◆ Problem to work on
Show all lines holding the string "this".
━━━━━━━━━━
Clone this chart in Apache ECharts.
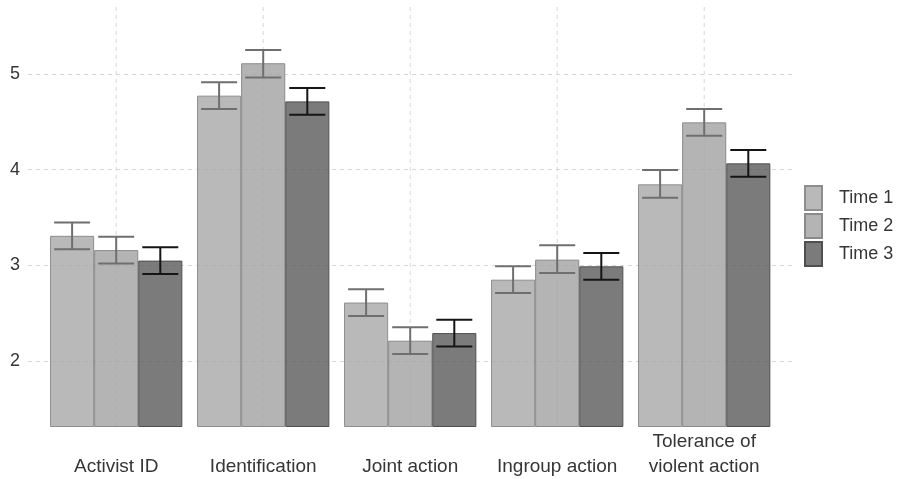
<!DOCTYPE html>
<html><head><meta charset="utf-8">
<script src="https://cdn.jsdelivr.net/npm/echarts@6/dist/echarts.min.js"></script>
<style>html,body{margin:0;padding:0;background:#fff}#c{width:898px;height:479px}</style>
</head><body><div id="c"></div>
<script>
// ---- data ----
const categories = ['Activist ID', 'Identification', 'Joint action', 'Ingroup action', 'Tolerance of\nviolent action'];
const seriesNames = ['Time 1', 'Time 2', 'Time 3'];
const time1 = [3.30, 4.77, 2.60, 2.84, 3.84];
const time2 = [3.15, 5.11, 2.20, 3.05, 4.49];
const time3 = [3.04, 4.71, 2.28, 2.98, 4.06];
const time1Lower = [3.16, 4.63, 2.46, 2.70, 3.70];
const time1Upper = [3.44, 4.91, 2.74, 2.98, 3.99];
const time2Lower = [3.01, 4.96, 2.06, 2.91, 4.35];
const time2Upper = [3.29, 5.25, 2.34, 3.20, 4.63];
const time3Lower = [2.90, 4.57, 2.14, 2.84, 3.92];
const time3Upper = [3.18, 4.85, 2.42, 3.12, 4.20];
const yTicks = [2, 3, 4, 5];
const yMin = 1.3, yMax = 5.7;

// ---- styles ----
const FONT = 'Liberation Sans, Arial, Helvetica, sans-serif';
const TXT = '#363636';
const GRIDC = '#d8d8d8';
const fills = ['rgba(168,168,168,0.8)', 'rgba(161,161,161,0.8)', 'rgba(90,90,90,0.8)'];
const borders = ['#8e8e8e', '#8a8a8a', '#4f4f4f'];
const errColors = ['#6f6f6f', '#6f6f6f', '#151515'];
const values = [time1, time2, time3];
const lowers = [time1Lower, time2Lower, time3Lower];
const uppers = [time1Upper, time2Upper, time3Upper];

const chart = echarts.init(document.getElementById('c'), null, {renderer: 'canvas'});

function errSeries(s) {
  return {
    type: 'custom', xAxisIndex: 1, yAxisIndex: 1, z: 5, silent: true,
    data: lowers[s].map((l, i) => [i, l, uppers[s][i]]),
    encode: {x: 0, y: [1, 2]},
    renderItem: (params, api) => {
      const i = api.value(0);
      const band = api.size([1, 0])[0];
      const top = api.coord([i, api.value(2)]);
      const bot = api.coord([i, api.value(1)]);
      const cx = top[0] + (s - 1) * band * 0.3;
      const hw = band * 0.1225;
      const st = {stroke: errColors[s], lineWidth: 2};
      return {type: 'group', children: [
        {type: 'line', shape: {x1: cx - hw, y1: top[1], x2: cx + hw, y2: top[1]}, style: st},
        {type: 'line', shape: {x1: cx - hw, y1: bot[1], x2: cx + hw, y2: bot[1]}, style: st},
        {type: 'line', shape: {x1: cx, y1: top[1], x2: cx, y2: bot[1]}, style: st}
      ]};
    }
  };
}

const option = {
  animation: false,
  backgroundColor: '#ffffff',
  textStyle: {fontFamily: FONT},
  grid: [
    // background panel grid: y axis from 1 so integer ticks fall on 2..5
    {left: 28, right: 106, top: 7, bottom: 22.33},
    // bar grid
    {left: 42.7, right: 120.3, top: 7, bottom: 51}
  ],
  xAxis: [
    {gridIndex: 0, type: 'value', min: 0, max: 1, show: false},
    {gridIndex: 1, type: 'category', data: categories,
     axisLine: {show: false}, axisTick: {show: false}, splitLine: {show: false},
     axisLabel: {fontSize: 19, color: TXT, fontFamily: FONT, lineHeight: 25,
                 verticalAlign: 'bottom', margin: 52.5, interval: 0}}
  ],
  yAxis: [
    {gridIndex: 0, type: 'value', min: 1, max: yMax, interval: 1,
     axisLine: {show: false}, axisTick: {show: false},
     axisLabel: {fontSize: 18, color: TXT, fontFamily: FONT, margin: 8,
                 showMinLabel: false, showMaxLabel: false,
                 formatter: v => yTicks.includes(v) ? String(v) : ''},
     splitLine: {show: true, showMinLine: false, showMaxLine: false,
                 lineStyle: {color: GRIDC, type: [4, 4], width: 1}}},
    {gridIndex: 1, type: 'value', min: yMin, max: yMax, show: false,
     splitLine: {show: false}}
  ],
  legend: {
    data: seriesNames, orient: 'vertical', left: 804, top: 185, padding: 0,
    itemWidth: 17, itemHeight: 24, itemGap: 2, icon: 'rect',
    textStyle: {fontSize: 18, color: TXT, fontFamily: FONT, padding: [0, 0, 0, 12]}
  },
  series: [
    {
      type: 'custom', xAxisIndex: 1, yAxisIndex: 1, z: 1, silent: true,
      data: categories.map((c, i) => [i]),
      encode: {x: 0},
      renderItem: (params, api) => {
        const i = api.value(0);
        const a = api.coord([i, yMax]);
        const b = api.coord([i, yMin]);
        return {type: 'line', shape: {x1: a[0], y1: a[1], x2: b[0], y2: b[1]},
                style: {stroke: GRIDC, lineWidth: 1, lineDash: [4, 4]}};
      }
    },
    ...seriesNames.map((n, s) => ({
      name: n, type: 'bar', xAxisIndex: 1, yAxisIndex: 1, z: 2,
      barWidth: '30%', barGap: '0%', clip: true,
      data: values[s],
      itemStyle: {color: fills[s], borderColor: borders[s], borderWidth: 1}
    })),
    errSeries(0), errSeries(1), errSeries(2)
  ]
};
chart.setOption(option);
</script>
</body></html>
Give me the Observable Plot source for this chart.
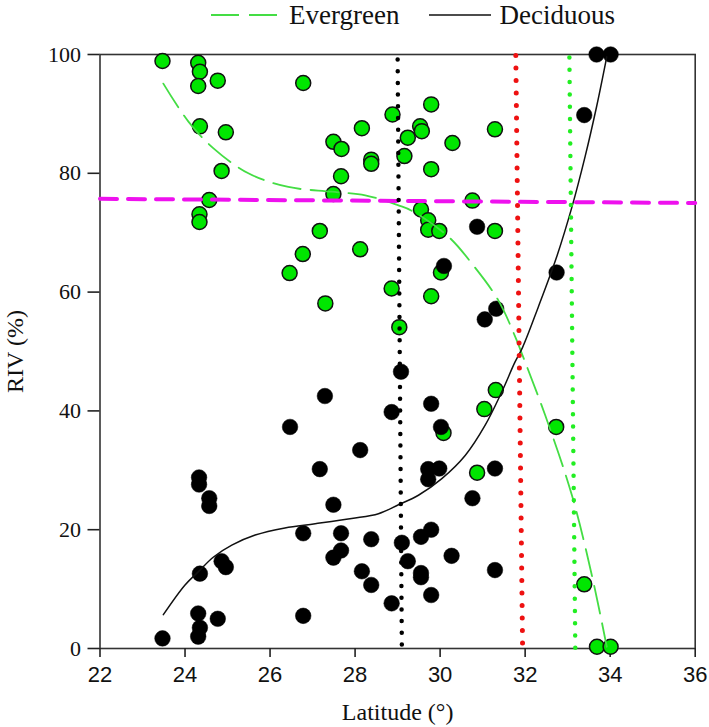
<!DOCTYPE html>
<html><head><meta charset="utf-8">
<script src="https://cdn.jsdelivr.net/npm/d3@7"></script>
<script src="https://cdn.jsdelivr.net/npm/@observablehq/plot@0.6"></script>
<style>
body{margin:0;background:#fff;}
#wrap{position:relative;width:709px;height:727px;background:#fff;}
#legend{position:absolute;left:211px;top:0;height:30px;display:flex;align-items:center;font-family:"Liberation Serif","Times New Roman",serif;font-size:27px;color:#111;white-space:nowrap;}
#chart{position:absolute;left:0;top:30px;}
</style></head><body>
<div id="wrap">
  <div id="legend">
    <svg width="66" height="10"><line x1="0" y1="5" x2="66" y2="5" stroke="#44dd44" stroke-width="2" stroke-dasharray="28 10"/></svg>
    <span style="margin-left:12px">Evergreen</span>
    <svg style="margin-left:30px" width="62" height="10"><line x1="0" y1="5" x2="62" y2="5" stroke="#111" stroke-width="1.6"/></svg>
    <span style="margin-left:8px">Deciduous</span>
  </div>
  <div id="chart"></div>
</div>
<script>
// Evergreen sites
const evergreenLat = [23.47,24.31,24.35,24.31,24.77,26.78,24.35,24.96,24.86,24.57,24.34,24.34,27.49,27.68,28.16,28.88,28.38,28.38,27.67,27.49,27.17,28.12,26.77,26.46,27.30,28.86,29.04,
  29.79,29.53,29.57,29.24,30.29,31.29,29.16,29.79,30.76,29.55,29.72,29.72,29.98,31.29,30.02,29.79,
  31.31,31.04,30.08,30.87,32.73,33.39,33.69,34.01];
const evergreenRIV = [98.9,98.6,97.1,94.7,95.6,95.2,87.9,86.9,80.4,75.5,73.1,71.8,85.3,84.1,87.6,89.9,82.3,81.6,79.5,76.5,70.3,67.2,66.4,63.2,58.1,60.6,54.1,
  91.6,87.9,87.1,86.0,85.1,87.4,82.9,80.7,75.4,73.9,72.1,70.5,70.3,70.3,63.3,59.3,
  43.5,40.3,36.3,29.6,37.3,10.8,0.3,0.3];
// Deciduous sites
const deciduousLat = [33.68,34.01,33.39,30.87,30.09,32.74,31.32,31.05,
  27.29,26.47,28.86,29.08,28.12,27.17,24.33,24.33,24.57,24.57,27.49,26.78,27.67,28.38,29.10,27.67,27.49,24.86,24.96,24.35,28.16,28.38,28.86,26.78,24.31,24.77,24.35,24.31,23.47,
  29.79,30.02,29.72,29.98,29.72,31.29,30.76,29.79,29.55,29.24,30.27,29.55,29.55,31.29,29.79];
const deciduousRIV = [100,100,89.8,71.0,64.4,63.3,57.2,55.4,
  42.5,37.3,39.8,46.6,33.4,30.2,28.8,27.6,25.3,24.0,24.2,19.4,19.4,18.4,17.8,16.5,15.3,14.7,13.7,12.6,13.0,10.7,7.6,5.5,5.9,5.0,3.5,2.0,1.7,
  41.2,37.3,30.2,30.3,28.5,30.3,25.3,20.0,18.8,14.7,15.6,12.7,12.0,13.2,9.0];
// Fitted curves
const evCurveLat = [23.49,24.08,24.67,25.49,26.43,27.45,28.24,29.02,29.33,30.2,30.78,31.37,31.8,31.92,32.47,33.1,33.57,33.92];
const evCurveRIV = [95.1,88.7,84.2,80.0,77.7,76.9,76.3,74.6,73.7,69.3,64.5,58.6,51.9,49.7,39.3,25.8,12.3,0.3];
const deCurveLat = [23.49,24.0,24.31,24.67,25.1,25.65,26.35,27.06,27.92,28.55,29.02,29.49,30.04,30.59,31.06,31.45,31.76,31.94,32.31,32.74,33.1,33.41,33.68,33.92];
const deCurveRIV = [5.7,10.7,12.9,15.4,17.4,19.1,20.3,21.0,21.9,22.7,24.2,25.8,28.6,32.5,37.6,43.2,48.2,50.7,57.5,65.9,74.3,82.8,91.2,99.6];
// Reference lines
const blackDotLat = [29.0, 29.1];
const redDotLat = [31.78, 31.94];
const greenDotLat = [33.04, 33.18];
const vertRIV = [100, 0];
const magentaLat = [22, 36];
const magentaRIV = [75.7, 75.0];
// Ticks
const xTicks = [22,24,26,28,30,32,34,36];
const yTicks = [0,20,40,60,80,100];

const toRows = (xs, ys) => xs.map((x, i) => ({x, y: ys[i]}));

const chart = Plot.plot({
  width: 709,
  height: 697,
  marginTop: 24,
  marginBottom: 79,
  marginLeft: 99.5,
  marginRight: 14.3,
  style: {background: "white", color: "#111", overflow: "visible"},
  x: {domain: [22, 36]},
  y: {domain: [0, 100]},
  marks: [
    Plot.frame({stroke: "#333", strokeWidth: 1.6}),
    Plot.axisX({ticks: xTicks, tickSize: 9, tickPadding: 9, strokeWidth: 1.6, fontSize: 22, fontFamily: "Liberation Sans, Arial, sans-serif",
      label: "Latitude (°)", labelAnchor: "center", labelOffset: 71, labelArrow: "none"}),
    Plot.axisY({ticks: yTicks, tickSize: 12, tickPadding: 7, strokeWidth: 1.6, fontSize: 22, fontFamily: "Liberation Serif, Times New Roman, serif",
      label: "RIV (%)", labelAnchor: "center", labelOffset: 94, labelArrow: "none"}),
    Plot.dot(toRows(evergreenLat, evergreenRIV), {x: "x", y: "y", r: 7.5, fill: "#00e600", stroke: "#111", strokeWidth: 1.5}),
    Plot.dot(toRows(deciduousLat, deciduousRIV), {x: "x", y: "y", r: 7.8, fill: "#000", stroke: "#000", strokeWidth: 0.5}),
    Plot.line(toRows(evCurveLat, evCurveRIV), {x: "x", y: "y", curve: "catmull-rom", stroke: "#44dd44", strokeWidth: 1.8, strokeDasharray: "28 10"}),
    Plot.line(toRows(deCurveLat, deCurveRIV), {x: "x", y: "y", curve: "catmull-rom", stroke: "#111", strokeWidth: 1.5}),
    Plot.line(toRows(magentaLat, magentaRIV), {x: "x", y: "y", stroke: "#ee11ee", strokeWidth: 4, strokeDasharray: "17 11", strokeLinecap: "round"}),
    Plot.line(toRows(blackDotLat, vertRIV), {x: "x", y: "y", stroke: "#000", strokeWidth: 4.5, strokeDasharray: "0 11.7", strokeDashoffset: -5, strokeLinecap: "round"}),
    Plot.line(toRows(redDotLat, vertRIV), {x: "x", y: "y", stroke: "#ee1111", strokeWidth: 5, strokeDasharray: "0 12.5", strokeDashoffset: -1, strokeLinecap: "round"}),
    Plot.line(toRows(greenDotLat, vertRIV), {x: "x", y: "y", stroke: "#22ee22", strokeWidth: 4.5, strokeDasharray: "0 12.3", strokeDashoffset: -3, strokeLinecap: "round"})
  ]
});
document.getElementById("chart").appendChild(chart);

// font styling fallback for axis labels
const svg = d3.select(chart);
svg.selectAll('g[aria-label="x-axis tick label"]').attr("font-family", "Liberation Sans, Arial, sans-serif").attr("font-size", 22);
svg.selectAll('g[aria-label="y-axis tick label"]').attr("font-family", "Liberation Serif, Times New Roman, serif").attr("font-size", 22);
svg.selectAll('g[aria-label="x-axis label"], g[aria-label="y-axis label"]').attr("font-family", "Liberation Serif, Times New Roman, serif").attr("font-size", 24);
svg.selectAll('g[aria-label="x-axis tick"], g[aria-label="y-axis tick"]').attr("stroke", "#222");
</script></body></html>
━━━━━━━━━━
◆ Finished exercise
Clone this chart in Apache ECharts.
Give me the Observable Plot source for this chart.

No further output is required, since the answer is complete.